31.2 In the event the Reviewing Committee scrutinizing any proposed
     revocation case pursuant to Section 31.1, it shall provide the
     relevant Registrant with prior notice of hearing specifying,
     among other things, the date, time and place on or at which a
     hearing shall be held at least two (2) weeks before the day set
     for the hearing.


   This structure doesn't provide an active domain name solution
policy, but just a contractual frame work in which the JPNIC can
revoke the registered domain name under a final court decree or
anything resembling that.  From the JPNIC's points of view, however,
the responsibility of the JPNIC toward the domain name dispute is not
to establish a legal structure which would compromise the conflicting
interests of the domain name holder and the trademark or trade name
owner, but to establish a framework under the Domain Name Registration
Rule that would reflect the judicial decree, etc... and resolve
disputes in accordance with existing legal apparatus and public
policy.


5.   Conclusion

   The JPNIC realizes the chaos of conflicting interests.  It also
understands there are several alternatives to be considered for the
framework of handling domain name disputes.  JPNIC shall make its best
effort to study the issues and continue searching for more appropriate
solutions.

	Dialog with the Arbitration Center for Industrial Properties

						March 1, 1999
					Japan Network Information Center
						Naomasa Maruyama

   The Arbitration Center for Industrial Properties was founded
jointly by Japan Patent Attorney Association(JPAA) and Japan
Federation of Bar Associations(Nichibenren) in March of 1998.  At that
time, JPNIC had just finished the renewal of Domain Name Registration
Rules, and was further looking at possibilities of so-called
"Alternative Dispute Resolution(ADR)" in Japan.  Fortunately, the
Arbitration Center showed interest in ADR, so we started to hold a
discussion on this topic.  This discussion is, in some sense, similar
to the discussion about ADR for Generic TOP level domains(gTLDs),
which is taking place under the initiative of the World Intellectual
Property Organization(WIPO).  In spite of discussions which have
continued for about ten months, we still can not find a way to start
the ADR, but have been able to reach some common understandings:

1. A system like ADR is quite important to prevent "Cyber squatting".

2. The domain name itself does not automatically constitute "use" of
   a trademark in the sense of the Trademark Act.

3. In almost all cases of domain name dispute, it is necessary to take
   the Unfair Competition Prevention Act into account, as well as the
   Trademark Act.

   The second point is very important for Domain Name registries: it
means that it is not so easy to apply Trademark rights to domain
name policies.  In this sense, JPNIC can not completely accept the
current Domain Name Dispute Policy of NSI.

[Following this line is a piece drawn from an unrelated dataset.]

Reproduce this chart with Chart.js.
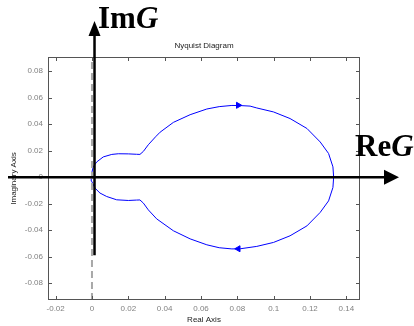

   The third point is also an important observation.  This means that
ADR might go beyond the patent attorneys' scope of practice, and
because the Arbitration Center for Industrial Properties is co-founded
by JPAA and Nichibenren, this might constitute a rather high barrier
preventing the Center from running ADR.  Recently, Nichibenren sent
their opinion to the Japan Patent Office asserting that the current
restriction for the patent attorneys' scope of practice should be
relaxed to include the cases of unfair competition which are closely
related to intellectual properties.  This is, perhaps, a good sign for
the possibility of creating ADR under the Center.